Significantly, the study reports recent research on adopted children that finds that "when parents facilitate their children's understanding of and comfort with their own ethnicities, the children show more positive adjustment in terms of higher levels of self-esteem, lower feelings of marginality, greater ethnic pride, less distress, and better psychological adjustment."

The report assesses the efficacy of the Multiethnic Placement Act (MEPA) of 1994, legislation intended to address disparities in number of African-American children adopted permanently and the length of time African-American children spent in foster care compared to children of other races. The report finds that "The adoption rates of Black children (as well as Native Americans) have remained consistently lower than those of other racial/ethnic groups" and that "While the time that all children remain in foster care has declined due to the reforms legislated by the Adoption and Safe Families Act, African American children still stay in foster care an average of nine months longer than do White children."

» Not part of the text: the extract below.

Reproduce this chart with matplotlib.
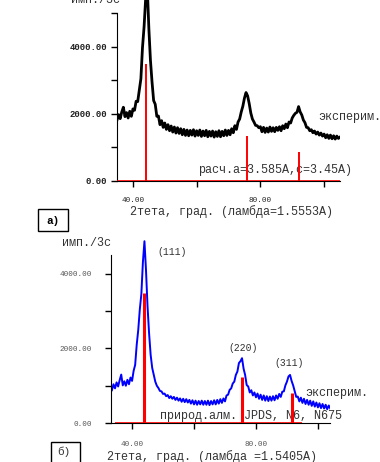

The Institute's key recommendations are:

  • Amend Inter-Ethnic Adoption Provisions to permit race to be considered as one factor (but not the sole factor) in selecting parents for children from foster care, and allow the preparation of parents adopting transracially.
  • Enforce the Multiethnic Placement Act's requirement to recruit families who represent the racial and ethnic backgrounds of children in foster care, and provide sufficient resources to support such recruitment.